Six years ago, the BC First Nations Forestry Council presented six goals to bring B.C.’s forest industry in line with UNDRIP. The first of those goals — shared governance — is just one of the objectives the province has failed to implement, says Charlene Higgins, chief executive officer of the BC First Nations Forestry Council.
That failure became particularly apparent through the province’s recent plans to modernize forestry. The province offered a one-month engagement period for First Nations to weigh in during the summer.
The BC First Nations Forestry Council requested that the engagement period be extended until the end of the year.
The province’s plan is based on an “Intentions Paper” that was developed without consulting or engaging First Nations, says Higgins.
While the paper addresses one of the Council’s goals — tenure reform — Higgins says it misses other elements like legislative reform and fails to address First Nations’ requests to have a say in how much harvesting occurs in their territories under the timber supply review process.
“We’ve got a government that is still making changes to forest policy and practices without the meaningful involvement and input of First Nations,” says Higgins.
While the province is providing substantial engagement opportunities to some nations, Higgins adds, that’s not true across the board.
‘It boils down to our law around harvesting’
Members of the Wilp Git’luuhl’um’hetxwit, a house group of the Gitxsan Nation, aren’t waiting any longer.
Last winter, Wilp Git’luuhl’um’hetxwit spokesperson Denzel Sutherland-Wilson discovered three massive old-growth cedars lying freshly cut on the forest floor near Date Creek Forest Service Road, in a neighbouring Wilp’s Lax’yip (territory).
The fallen stumps punctuated a strip of clearcut leading up to them, where hemlock and other, less-valuable wood was piled up to get hauled away over the coming year. The old cedars, however, disappeared the next day. Sutherland-Wilson loaded the stumps into his four-wheeler and hauled them back to his community to show what was happening nearby.
“People were devastated, but they weren’t surprised,” he says.
When Sutherland-Wilson finally got access to B.C.’s five-year forestry plan, he saw an expanse of roads planned throughout the territory, indicating the logging activity yet to come.
“That was honestly the catalyst for me,” Sutherland-Wilson says. “They’re making all these plans for our territory without even making anyone aware or involving anyone in any planning.”
This spring, members of the Wilp Git’luuhl’um’hetxwit set up a checkpoint, reclaiming jurisdiction over who enters the territory. Since then, they’ve followed their own laws when it comes to resource extraction.
“It boils down to our law around harvesting,” Sutherland-Wilson says. “You can’t harvest on someone else’s Lax’yip without their consent. If harvest does happen, you need their consent, and give a portion of what you harvest to the Wilp that you’re harvesting on their Lax’yip.”

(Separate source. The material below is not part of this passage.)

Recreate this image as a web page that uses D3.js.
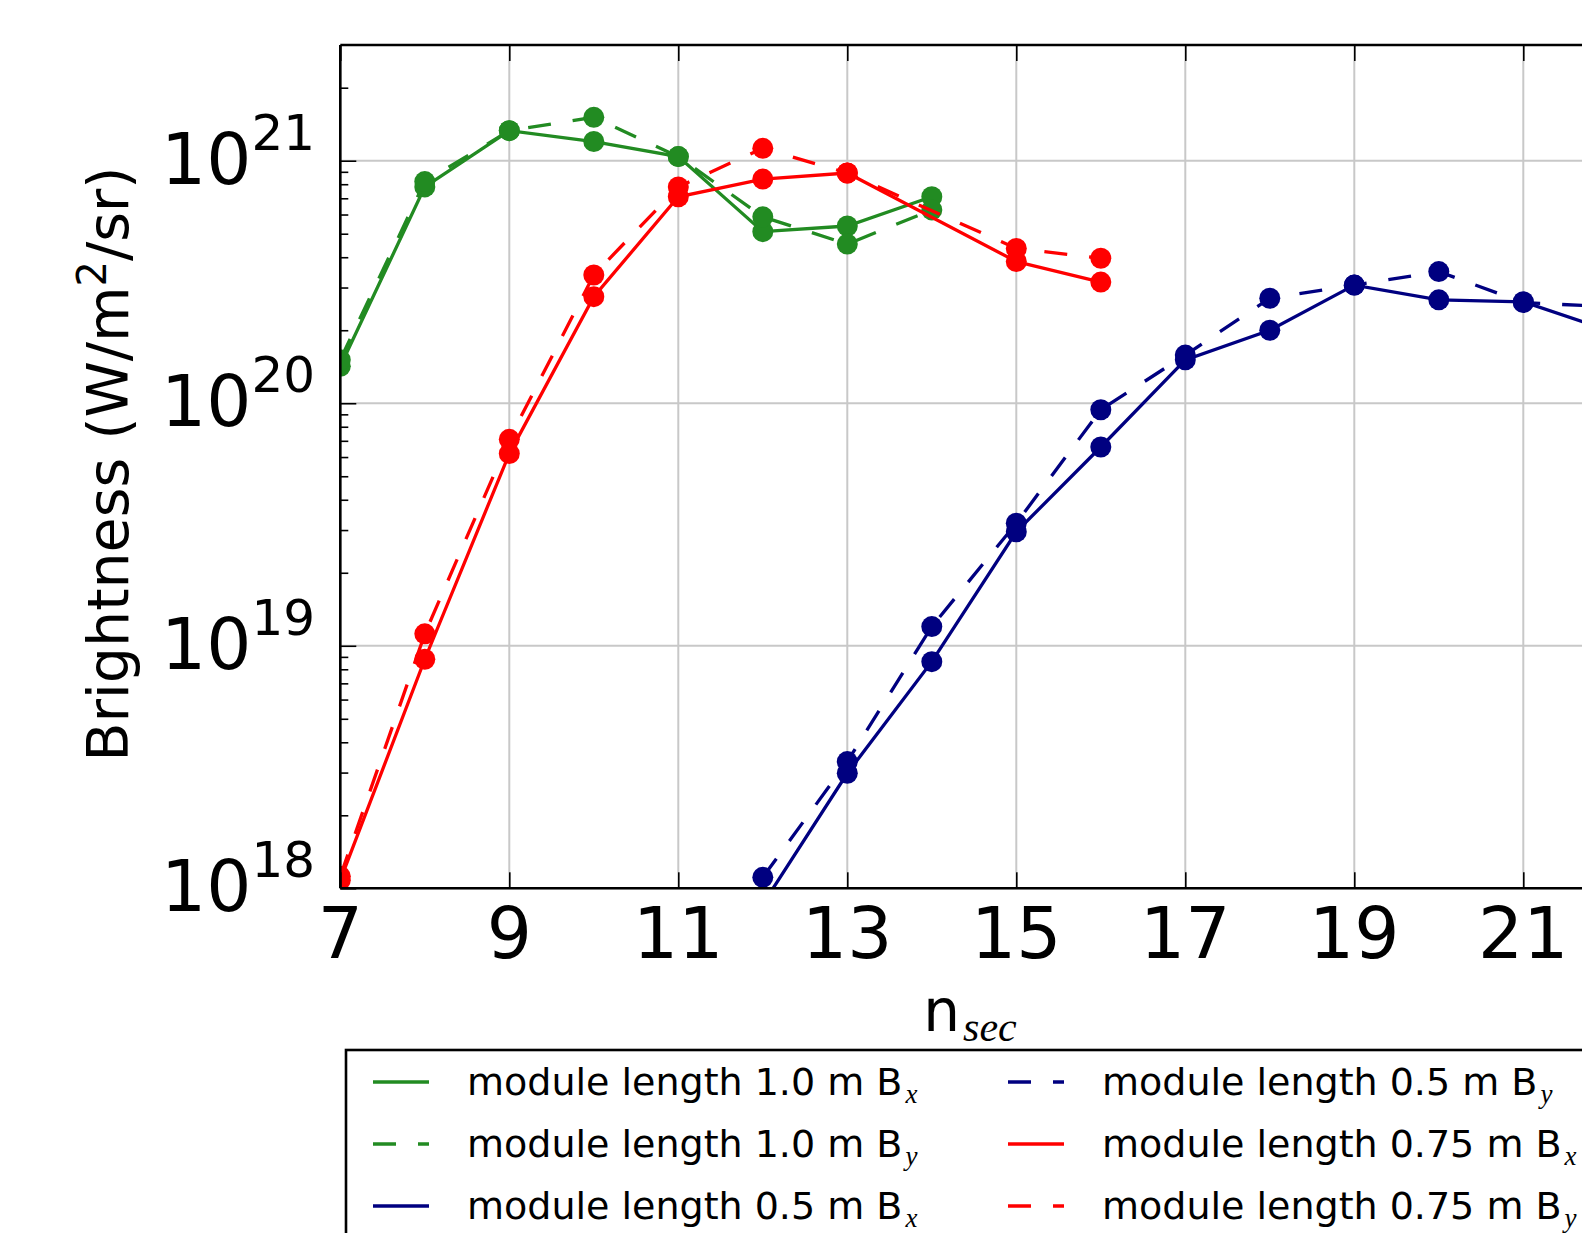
<!DOCTYPE html>
<html>
<head>
<meta charset="utf-8">
<script src="https://cdn.jsdelivr.net/npm/d3@7"></script>
<style>
body { margin: 0; background: #fff; }
text { font-family: "DejaVu Sans", sans-serif; fill: #000; }
</style>
</head>
<body>
<svg id="chart" width="1582" height="1233"></svg>
<script>
// n_sec values and brightness (W/m^2/sr)
const nGreen = [7, 8, 9, 10, 11, 12, 13, 14];
const green_bx = [1.42e20, 7.8e20, 1.33e21, 1.2e21, 1.04e21, 5.1e20, 5.38e20, 7.1e20];
const green_by = [1.51e20, 8.2e20, 1.33e21, 1.51e21, 1.04e21, 5.87e20, 4.53e20, 6.27e20];

const nBlue = [12, 13, 14, 15, 16, 17, 18, 19, 20, 21, 22];
const blue_bx = [8.6e17, 2.98e18, 8.6e18, 2.95e19, 6.6e19, 1.51e20, 2.0e20, 3.07e20, 2.67e20, 2.62e20, 2.0e20];
const blue_by = [1.11e18, 3.33e18, 1.2e19, 3.2e19, 9.4e19, 1.58e20, 2.71e20, 3.07e20, 3.49e20, 2.6e20, 2.5e20];

const nRed = [7, 8, 9, 10, 11, 12, 13, 15, 16];
const red_bx = [1.08e18, 8.8e18, 6.2e19, 2.75e20, 7.1e20, 8.4e20, 8.9e20, 3.84e20, 3.16e20];
const red_by = [1.12e18, 1.12e19, 7.1e19, 3.38e20, 7.8e20, 1.125e21, 8.9e20, 4.35e20, 3.96e20];

const xTicks = [7, 9, 11, 13, 15, 17, 19, 21];
const yTicks = [1e18, 1e19, 1e20, 1e21];
const yTickExp = ["18", "19", "20", "21"];

const seriesLabels = ["module length 1.0 m B_x", "module length 1.0 m B_y", "module length 0.5 m B_x",
                      "module length 0.5 m B_y", "module length 0.75 m B_x", "module length 0.75 m B_y"];
const seriesColors = ["#228b22", "#228b22", "#000080", "#000080", "#ff0000", "#ff0000"];
const seriesDashed = [false, true, false, true, false, true];

const series = [
  d3.zip(nGreen, green_bx), d3.zip(nGreen, green_by),
  d3.zip(nBlue, blue_bx), d3.zip(nBlue, blue_by),
  d3.zip(nRed, red_bx), d3.zip(nRed, red_by)
];

const svg = d3.select("#chart");
svg.append("rect").attr("width", 1582).attr("height", 1233).attr("fill", "#fff");

const axL = 340.3, axR = 1607.8, axT = 45, axB = 888.3;
const x = d3.scaleLinear().domain([7, 22]).range([axL, axR]);
const y = d3.scaleLog().domain([1e18, 3e21]).range([axB, axT]);

svg.append("clipPath").attr("id", "clip")
  .append("rect").attr("x", axL).attr("y", axT).attr("width", axR - axL).attr("height", axB - axT);

// grid
const grid = svg.append("g").attr("stroke", "#c8c8c8").attr("stroke-width", 2);
grid.selectAll(".gx").data(xTicks).enter().append("line")
  .attr("x1", d => x(d)).attr("x2", d => x(d)).attr("y1", axT).attr("y2", axB);
grid.selectAll(".gy").data(yTicks).enter().append("line")
  .attr("x1", axL).attr("x2", axR).attr("y1", d => y(d)).attr("y2", d => y(d));

// series
const line = d3.line().x(d => x(d[0])).y(d => y(d[1]));
const plot = svg.append("g").attr("clip-path", "url(#clip)");
series.forEach((s, i) => {
  const g = plot.append("g");
  g.append("path").datum(s)
    .attr("d", line)
    .attr("fill", "none")
    .attr("stroke", seriesColors[i])
    .attr("stroke-width", 3.3)
    .attr("stroke-dasharray", seriesDashed[i] ? "23,22" : null);
  g.selectAll("circle").data(s).enter().append("circle")
    .attr("cx", d => x(d[0])).attr("cy", d => y(d[1])).attr("r", 10.5)
    .attr("fill", seriesColors[i]);
});

// ticks, all pointing inward
function styleAxis(g) {
  g.select(".domain").remove();
  g.selectAll("line").attr("stroke", "#000").attr("stroke-width", 1.6);
}
svg.append("g").attr("transform", "translate(0," + axB + ")")
  .call(d3.axisBottom(x).tickValues(xTicks).tickSize(-16).tickSizeOuter(0).tickFormat(""))
  .call(styleAxis);
svg.append("g").attr("transform", "translate(0," + axT + ")")
  .call(d3.axisTop(x).tickValues(xTicks).tickSize(-16).tickSizeOuter(0).tickFormat(""))
  .call(styleAxis);
svg.append("g").attr("transform", "translate(" + axL + ",0)")
  .call(d3.axisLeft(y).tickValues(yTicks).tickSize(-16).tickSizeOuter(0).tickFormat(""))
  .call(styleAxis);
const minor = [];
[18, 19, 20, 21].forEach(e => d3.range(2, 10).forEach(k => { if (k * Math.pow(10, e) < 3e21) minor.push(k * Math.pow(10, e)); }));
svg.append("g").attr("transform", "translate(" + axL + ",0)")
  .call(d3.axisLeft(y).tickValues(minor).tickSize(-8).tickSizeOuter(0).tickFormat(""))
  .call(styleAxis);

// spines
const spines = svg.append("g").attr("stroke", "#000").attr("stroke-width", 2.6);
spines.append("line").attr("x1", axL).attr("x2", axL).attr("y1", axT).attr("y2", axB);
spines.append("line").attr("x1", axL).attr("x2", axR).attr("y1", axT).attr("y2", axT);
spines.append("line").attr("x1", axL).attr("x2", axR).attr("y1", axB).attr("y2", axB);

// tick labels
svg.selectAll(".xl").data(xTicks).enter().append("text")
  .attr("x", d => x(d)).attr("y", 958)
  .attr("text-anchor", "middle").attr("font-size", 71)
  .text(d => d);
yTicks.forEach((v, i) => {
  const t = svg.append("text").attr("x", 315).attr("y", y(v) + 23)
    .attr("text-anchor", "end").attr("font-size", 71);
  t.append("tspan").text("10");
  t.append("tspan").attr("font-size", 50).attr("dy", -34).text(yTickExp[i]);
});

// axis labels
const yl = svg.append("text").attr("transform", "translate(128,464) rotate(-90)")
  .attr("text-anchor", "middle").attr("font-size", 57);
yl.append("tspan").text("Brightness (W/m");
yl.append("tspan").attr("font-size", 40).attr("dy", -22).text("2");
yl.append("tspan").attr("dy", 22).text("/sr)");

const xl = svg.append("text").attr("x", 970).attr("y", 1031)
  .attr("text-anchor", "middle").attr("font-size", 58);
xl.append("tspan").text("n");
xl.append("tspan").attr("dx", 3).attr("dy", 10).attr("font-size", 42)
  .attr("font-family", "Liberation Serif").attr("font-style", "italic").text("sec");

// legend
const legend = svg.append("g");
legend.append("rect").attr("x", 346).attr("y", 1050).attr("width", 1254).attr("height", 300)
  .attr("fill", "#fff").attr("stroke", "#000").attr("stroke-width", 2.6);
seriesLabels.forEach((lab, i) => {
  const col = Math.floor(i / 3), row = i % 3;
  const hx = col === 0 ? 373 : 1008;
  const tx = col === 0 ? 467 : 1102;
  const hy = 1082 + row * 62;
  legend.append("line").attr("x1", hx).attr("x2", hx + 56).attr("y1", hy).attr("y2", hy)
    .attr("stroke", seriesColors[i]).attr("stroke-width", 3.3)
    .attr("stroke-dasharray", seriesDashed[i] ? "23,22" : null);
  const parts = lab.split("_");
  const t = legend.append("text").attr("x", tx).attr("y", hy + 13).attr("font-size", 38);
  t.append("tspan").text(parts[0]);
  t.append("tspan").attr("dx", 3).attr("dy", 8).attr("font-size", 27)
    .attr("font-family", "Liberation Serif").attr("font-style", "italic").text(parts[1]);
});
</script>
</body>
</html>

Sutherland-Wilson and other members of the Wilp Git’luuhl’um’hetxwit are building cabins to permanently relocate to the region.
The B.C. government has met with the Wilp’s leadership, proposing the possibility of an old-growth moratorium in the territory, Sutherland-Wilson says. But these limited-term moratoriums miss the point, he says.
“They’re like a little bucket they’re trying to throw on a giant fire,” he says. “Ultimately, when it comes down to it, they’re not gonna stop coming for our logs.”
Instead, Wilp Git’luuhl’um’hetxwit is returning to their own legal system on the territory.
“We have a path laid out in front of us, that was the way that our ancestors managed the territory,” Sutherland-Wilson says.
For Grand Chief Phillip, direct action is an appropriate response to the province’s inaction.
“That’s pretty much the only card we have left,” he says. “Occupy the land.”
Reflecting on occupations throughout the decades where nations took back control of their territories and forest operations, Stewart sees continuity in today’s actions. “This fight has been going on for a long time,” he says. “The one heartbreaking factor is that clear-cut logging is going on unabated.
“This issue is not going to go away.”